Raycenter

2013 10.08 – 29.08 Art center at former Krasnopresnensky sugar refining factory, Moscow

Photography series
Dimension: 40 x 60 cm
Production: 2012 – 2013

A typical back of beyond from the standpoint of large city inhabitants looks like this: a concrete modernist stele with an emblem and welcome words on the gateway road and a meaningful “Good journey!” wish on its exit way, asphalt driveways with last repairings made in the 50s, Lenin street leading to Central square smoothly. Most of these towns maintain steady links with villages and other neighboring rural settlements; agrarian and urban traits are intertwined into paradoxical at first glance but stable if to get accustomed to, organism. Small towns now are likely to be industrial places with rural living conditions, ruined buildings of former factory shops and blown out signal lights of tall plant chimneys.
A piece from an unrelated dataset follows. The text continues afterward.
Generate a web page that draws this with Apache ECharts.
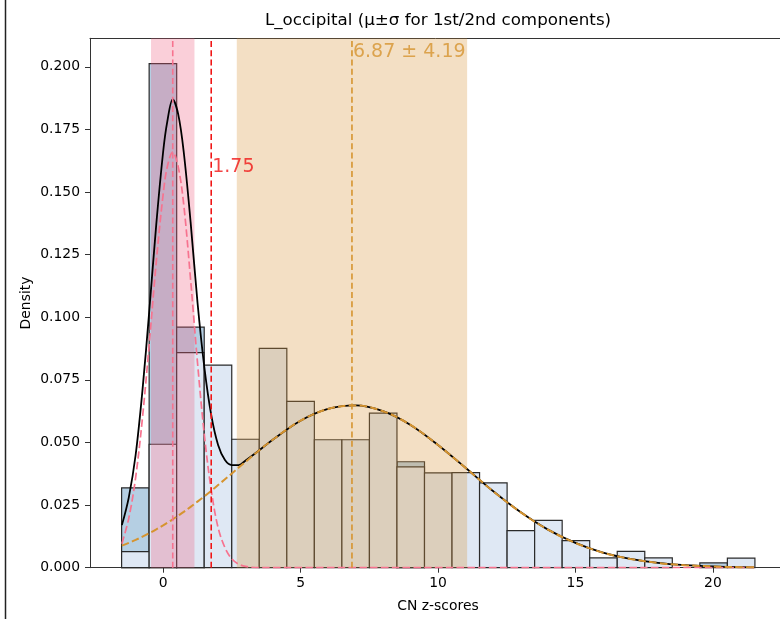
<!DOCTYPE html>
<html>
<head>
<meta charset="utf-8">
<title>L_occipital</title>
<script src="https://cdn.jsdelivr.net/npm/echarts@6/dist/echarts.min.js"></script>
<style>
  html, body { margin: 0; padding: 0; background: #fff; }
  #chart { width: 780px; height: 619px; }
</style>
</head>
<body>
<div id="chart"></div>
<script>
// histogram bins (density), 23 bins of ~1 unit starting at -1.51
var binStart = -1.51;
var binWidth = 1.0017;
var steelDensity = [0.0319, 0.2013, 0.0961, 0, 0, 0, 0, 0, 0, 0, 0.0423, 0, 0, 0, 0, 0, 0, 0, 0, 0, 0, 0.0019, 0];
var lightDensity = [0.0064, 0.0493, 0.0859, 0.0809, 0.0513, 0.0876, 0.0664, 0.0511, 0.0511, 0.0617, 0.0403, 0.0379, 0.0380, 0.0339, 0.0148, 0.0189, 0.0108, 0.0039, 0.0065, 0.0039, 0, 0, 0.0038];

// fitted curves
var curveX   = [-1.5, -1.25, -1, -0.75, -0.5, -0.25, 0, 0.15, 0.35, 0.55, 0.75, 1, 1.25, 1.5, 1.75, 2, 2.25, 2.5, 2.75, 3, 3.5, 4, 5, 6, 7, 8, 9, 10, 11, 12, 13, 14, 15, 16, 17, 18, 19, 20, 21, 21.5];
var mixtureY = [0.017, 0.028, 0.045, 0.071, 0.103, 0.137, 0.166, 0.178, 0.187, 0.181, 0.166, 0.138, 0.106, 0.080, 0.061, 0.049, 0.043, 0.041, 0.041, 0.0428, 0.0469, 0.0512, 0.0587, 0.0634, 0.0648, 0.0625, 0.057, 0.049, 0.0399, 0.0306, 0.0222, 0.0152, 0.0099, 0.006, 0.0035, 0.0019, 0.001, 0.0005, 0.0002, 0.00015];
var comp1Y   = [0.0096, 0.0197, 0.036, 0.060, 0.090, 0.122, 0.149, 0.160, 0.166, 0.160, 0.145, 0.115, 0.082, 0.053, 0.031, 0.016, 0.008, 0.0035, 0.0014, 0.0005, 0, 0, 0, 0, 0, 0, 0, 0, 0, 0, 0, 0, 0, 0, 0, 0, 0, 0, 0, 0];
var comp2Y   = [0.0088, 0.0099, 0.0111, 0.0124, 0.0138, 0.0153, 0.0169, 0.0179, 0.0193, 0.0208, 0.0223, 0.0243, 0.0264, 0.0285, 0.0307, 0.033, 0.0353, 0.0376, 0.040, 0.0423, 0.0469, 0.0512, 0.0587, 0.0634, 0.0648, 0.0625, 0.057, 0.049, 0.0399, 0.0306, 0.0222, 0.0152, 0.0099, 0.006, 0.0035, 0.0019, 0.001, 0.0005, 0.0002, 0.00015];

// annotations
var threshold = 1.75;
var comp1Mean = 0.35, comp1Sd = 0.79;
var comp2Mean = 6.87, comp2Sd = 4.19;

var xTicks = [0, 5, 10, 15, 20];
var yTicks = [0, 0.025, 0.05, 0.075, 0.1, 0.125, 0.15, 0.175, 0.2];

var xMin = -2.66, xMax = 22.66, yMax = 0.2114;
var FONT = 'DejaVu Sans';
var EDGE = '#2a2a2a';
var PINK = '#f7738f';
var ORANGE = '#d6942f';
var RED = '#f01515';

function binData(values) {
  return values.map(function (v, i) {
    return [binStart + i * binWidth, binStart + (i + 1) * binWidth, v];
  });
}

function renderBar(fill) {
  return function (params, api) {
    var h = api.value(2);
    if (!h) return null;
    var p0 = api.coord([api.value(0), 0]);
    var p1 = api.coord([api.value(1), h]);
    return {
      type: 'rect',
      shape: { x: p0[0], y: p1[1], width: p1[0] - p0[0], height: p0[1] - p1[1] },
      style: { fill: fill, stroke: EDGE, lineWidth: 1.2 }
    };
  };
}

function renderSpan(params, api) {
  var p0 = api.coord([api.value(0), 0]);
  var p1 = api.coord([api.value(1), yMax]);
  return {
    type: 'rect',
    shape: { x: p0[0], y: p1[1], width: p1[0] - p0[0], height: p0[1] - p1[1] },
    style: { fill: api.value(2) === 1 ? 'rgba(240,95,130,0.3)' : 'rgba(215,150,60,0.3)' }
  };
}

function curve(ys) {
  return curveX.map(function (x, i) { return [x, ys[i]]; });
}

function vline(x, color, z) {
  return {
    type: 'line', data: [[x, 0], [x, yMax]], symbol: 'none', z: z, silent: true,
    lineStyle: { color: color, width: 1.6, type: [6, 3.3] }
  };
}

var chart = echarts.init(document.getElementById('chart'));

var option = {
  animation: false,
  backgroundColor: '#fff',
  grid: { left: 90, top: 38.3, width: 696, height: 529.4, containLabel: false, outerBoundsMode: 'none' },
  xAxis: [{
    type: 'value', min: xMin, max: xMax,
    axisLine: { show: true, onZero: false, lineStyle: { color: '#333', width: 1 } },
    axisTick: { show: true, length: 5, lineStyle: { color: '#333' }, customValues: xTicks },
    axisLabel: { customValues: xTicks, margin: 9, color: '#000', fontFamily: FONT, fontSize: 13.9 },
    splitLine: { show: false }
  }, {
    type: 'value', min: xMin, max: xMax, position: 'top',
    axisLine: { show: true, onZero: false, lineStyle: { color: '#333', width: 1 } },
    axisTick: { show: false }, axisLabel: { show: false }, splitLine: { show: false }
  }],
  yAxis: {
    type: 'value', min: 0, max: yMax,
    axisLine: { show: true, onZero: false, lineStyle: { color: '#333', width: 1 } },
    axisTick: { show: true, length: 5, lineStyle: { color: '#333' }, customValues: yTicks },
    axisLabel: {
      customValues: yTicks, margin: 10, color: '#000', fontFamily: FONT, fontSize: 13.9,
      formatter: function (v) { return v.toFixed(3); }
    },
    splitLine: { show: false }
  },
  graphic: [
    { type: 'line', shape: { x1: 5.5, y1: 0, x2: 5.5, y2: 619 }, style: { stroke: '#222', lineWidth: 1.5 } },
    { type: 'text', x: 438, y: 21, style: { text: 'L_occipital (μ±σ for 1st/2nd components)', font: '16.7px "DejaVu Sans"', fill: '#000', textAlign: 'center', textVerticalAlign: 'middle' } },
    { type: 'text', x: 438, y: 606, style: { text: 'CN z-scores', font: '13.9px "DejaVu Sans"', fill: '#000', textAlign: 'center', textVerticalAlign: 'middle' } },
    { type: 'text', x: 26, y: 303, rotation: Math.PI / 2, style: { text: 'Density', font: '13.9px "DejaVu Sans"', fill: '#000', textAlign: 'center', textVerticalAlign: 'middle' } }
  ],
  series: [
    { type: 'custom', z: 2, renderItem: renderBar('#b5cfe3'), data: binData(steelDensity), encode: { x: [0, 1], y: 2 } },
    { type: 'custom', z: 2, renderItem: renderBar('#dfe8f4'), data: binData(lightDensity), encode: { x: [0, 1], y: 2 } },
    {
      type: 'custom', z: 3, renderItem: renderSpan, encode: { x: [0, 1] },
      data: [[comp1Mean - comp1Sd, comp1Mean + comp1Sd, 1], [comp2Mean - comp2Sd, comp2Mean + comp2Sd, 2]]
    },
    { type: 'line', z: 4, data: curve(mixtureY), symbol: 'none', smooth: 0.35, lineStyle: { color: '#000', width: 1.8 } },
    { type: 'line', z: 5, data: curve(comp1Y), symbol: 'none', smooth: 0.35, lineStyle: { color: PINK, width: 1.7, type: [7.5, 3.3] } },
    { type: 'line', z: 6, data: curve(comp2Y), symbol: 'none', smooth: 0.35, lineStyle: { color: ORANGE, width: 2, type: [7.5, 3.3] } },
    vline(comp1Mean, PINK, 7),
    vline(threshold, RED, 7),
    vline(comp2Mean, ORANGE, 7),
    {
      type: 'scatter', z: 8, symbolSize: 0, silent: true,
      data: [[threshold, 0.1598]],
      label: { show: true, position: 'right', distance: 1, formatter: threshold.toFixed(2), color: RED, fontFamily: FONT, fontSize: 19 }
    },
    {
      type: 'scatter', z: 8, symbolSize: 0, silent: true,
      data: [[comp2Mean, 0.2059]],
      label: { show: true, position: 'right', distance: 1, formatter: comp2Mean.toFixed(2) + ' ± ' + comp2Sd.toFixed(2), color: ORANGE, fontFamily: FONT, fontSize: 19 }
    }
  ]
};

chart.setOption(option);
</script>
</body>
</html>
These towns, usually functioning as district centers, don’t get into view of media regularly. Most attention is paid to villages: human tragedies, joblessness, depression are in focus of bloggers and news reporters. Regional centers with their appealing main streets facades frequently appear on the TV as image makers for whole regions. However, small towns have only one function of a transfer station with an intercity express delayed forever for some of its inhabitants. It is considered that small towns are places for minors who could not integrate into big cities’ communities or who got a place at local levels of so-called vertical of authority.

Small towns are too far from the rest world, and everything here becomes exaggerated and gets in the eyes straightly with biting sarcasm: social differentiation, ruins of a bygone era, and naive dreams in school essays.

District centers, despite their geographical and climate differences, form the metaphysical view of post–Soviet area, invariable from country to country, without urbanization and ecological tourism established yet, but with production sites, income sources and lives already destroyed.

Raycenter is a homophone of the Russian word that means district center.